##### Dataset excerpt #####

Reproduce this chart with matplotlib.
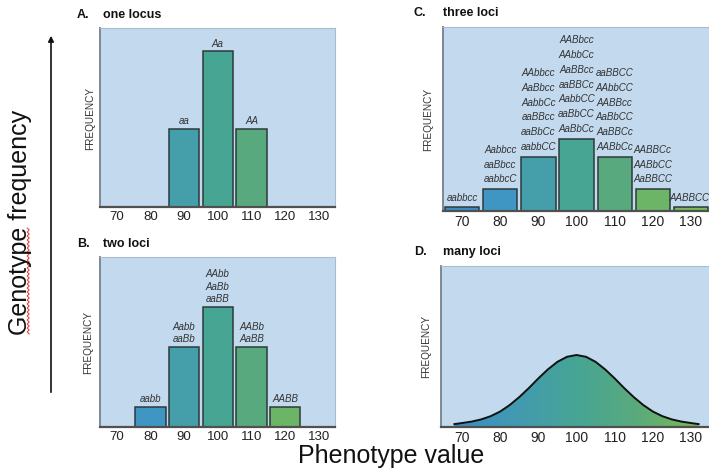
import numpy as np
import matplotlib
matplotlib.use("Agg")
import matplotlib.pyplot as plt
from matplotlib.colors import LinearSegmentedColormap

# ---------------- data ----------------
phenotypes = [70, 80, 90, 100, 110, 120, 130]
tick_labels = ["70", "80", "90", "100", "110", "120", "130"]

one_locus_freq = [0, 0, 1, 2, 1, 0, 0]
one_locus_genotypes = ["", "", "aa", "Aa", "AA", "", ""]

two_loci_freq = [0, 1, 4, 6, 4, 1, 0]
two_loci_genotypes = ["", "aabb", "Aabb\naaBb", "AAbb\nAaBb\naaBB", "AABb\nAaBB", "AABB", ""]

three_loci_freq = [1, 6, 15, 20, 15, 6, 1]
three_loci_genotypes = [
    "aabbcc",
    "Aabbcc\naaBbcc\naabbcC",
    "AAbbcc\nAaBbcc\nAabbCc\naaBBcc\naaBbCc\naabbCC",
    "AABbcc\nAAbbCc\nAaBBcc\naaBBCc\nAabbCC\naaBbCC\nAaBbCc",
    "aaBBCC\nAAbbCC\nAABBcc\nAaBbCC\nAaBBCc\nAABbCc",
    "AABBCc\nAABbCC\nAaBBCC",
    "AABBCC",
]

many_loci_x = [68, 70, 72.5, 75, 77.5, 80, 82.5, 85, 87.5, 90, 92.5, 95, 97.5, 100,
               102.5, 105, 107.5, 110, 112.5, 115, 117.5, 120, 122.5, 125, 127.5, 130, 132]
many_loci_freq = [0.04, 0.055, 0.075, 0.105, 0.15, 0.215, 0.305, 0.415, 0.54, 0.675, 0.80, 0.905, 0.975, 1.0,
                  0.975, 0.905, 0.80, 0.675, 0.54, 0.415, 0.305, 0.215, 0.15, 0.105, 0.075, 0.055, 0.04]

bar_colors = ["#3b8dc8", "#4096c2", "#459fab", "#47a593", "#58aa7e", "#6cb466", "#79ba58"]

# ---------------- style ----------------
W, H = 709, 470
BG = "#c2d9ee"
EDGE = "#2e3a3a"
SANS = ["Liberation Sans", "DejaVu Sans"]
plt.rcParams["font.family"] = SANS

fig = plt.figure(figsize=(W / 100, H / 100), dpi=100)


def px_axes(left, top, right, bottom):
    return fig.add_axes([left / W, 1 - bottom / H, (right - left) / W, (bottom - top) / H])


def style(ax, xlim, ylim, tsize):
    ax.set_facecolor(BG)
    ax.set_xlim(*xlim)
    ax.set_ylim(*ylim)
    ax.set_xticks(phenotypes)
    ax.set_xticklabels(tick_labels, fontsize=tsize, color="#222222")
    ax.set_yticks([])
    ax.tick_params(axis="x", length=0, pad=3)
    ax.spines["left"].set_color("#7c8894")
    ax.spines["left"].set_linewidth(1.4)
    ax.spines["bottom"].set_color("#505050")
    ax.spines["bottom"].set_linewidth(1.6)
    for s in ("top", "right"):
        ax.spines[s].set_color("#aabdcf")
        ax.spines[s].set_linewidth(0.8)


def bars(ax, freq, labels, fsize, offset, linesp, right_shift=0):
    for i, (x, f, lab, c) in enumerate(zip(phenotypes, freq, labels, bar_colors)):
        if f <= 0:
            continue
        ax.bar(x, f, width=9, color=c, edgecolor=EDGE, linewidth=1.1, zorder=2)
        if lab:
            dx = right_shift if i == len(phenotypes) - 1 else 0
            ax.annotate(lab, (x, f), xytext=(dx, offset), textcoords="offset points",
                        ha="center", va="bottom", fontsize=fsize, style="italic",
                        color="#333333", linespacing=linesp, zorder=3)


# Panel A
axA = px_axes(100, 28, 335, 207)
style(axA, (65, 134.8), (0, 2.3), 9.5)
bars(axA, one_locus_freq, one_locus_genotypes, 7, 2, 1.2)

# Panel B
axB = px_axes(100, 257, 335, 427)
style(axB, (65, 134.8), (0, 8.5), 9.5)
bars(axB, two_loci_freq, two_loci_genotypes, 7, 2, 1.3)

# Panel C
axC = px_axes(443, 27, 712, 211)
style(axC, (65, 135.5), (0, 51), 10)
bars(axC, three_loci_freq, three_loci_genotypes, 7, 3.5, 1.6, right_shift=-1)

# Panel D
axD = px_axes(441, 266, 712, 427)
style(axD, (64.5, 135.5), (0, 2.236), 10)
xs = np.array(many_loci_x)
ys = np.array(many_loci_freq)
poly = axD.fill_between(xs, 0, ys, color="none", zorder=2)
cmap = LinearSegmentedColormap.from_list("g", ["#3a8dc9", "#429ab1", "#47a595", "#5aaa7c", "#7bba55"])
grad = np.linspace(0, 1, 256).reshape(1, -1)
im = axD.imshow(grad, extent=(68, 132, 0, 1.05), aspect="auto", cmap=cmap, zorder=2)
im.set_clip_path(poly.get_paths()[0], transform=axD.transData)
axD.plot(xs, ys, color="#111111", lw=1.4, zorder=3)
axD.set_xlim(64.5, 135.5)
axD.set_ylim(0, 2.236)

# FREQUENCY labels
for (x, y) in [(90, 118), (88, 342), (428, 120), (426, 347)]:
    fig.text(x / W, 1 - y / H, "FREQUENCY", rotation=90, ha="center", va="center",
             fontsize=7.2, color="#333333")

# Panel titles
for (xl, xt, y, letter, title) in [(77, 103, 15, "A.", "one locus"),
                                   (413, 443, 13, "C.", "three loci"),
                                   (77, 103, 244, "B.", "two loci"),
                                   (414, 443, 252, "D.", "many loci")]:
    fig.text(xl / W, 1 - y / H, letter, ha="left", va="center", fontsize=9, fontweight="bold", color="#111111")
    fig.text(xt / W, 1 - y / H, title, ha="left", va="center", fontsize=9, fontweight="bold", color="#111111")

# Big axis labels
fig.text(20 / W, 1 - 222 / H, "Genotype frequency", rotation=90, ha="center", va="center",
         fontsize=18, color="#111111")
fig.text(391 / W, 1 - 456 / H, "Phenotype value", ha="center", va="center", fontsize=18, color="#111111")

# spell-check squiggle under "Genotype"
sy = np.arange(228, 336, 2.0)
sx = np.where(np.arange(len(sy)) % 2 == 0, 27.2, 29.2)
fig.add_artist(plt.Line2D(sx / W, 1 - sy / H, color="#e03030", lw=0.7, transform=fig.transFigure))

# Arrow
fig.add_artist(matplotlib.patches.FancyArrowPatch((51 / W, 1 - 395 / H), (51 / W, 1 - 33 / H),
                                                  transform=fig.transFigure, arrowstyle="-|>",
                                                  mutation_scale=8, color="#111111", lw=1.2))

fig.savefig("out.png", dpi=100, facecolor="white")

#####

• [Do this] Check each line above for the string "matplotlib", then copy the ones that have it.

• [Written answer]
Reproduce this chart with matplotlib.
import matplotlib
matplotlib.use("Agg")
import matplotlib.pyplot as plt
from matplotlib.colors import LinearSegmentedColormap
fig.add_artist(matplotlib.patches.FancyArrowPatch((51 / W, 1 - 395 / H), (51 / W, 1 - 33 / H),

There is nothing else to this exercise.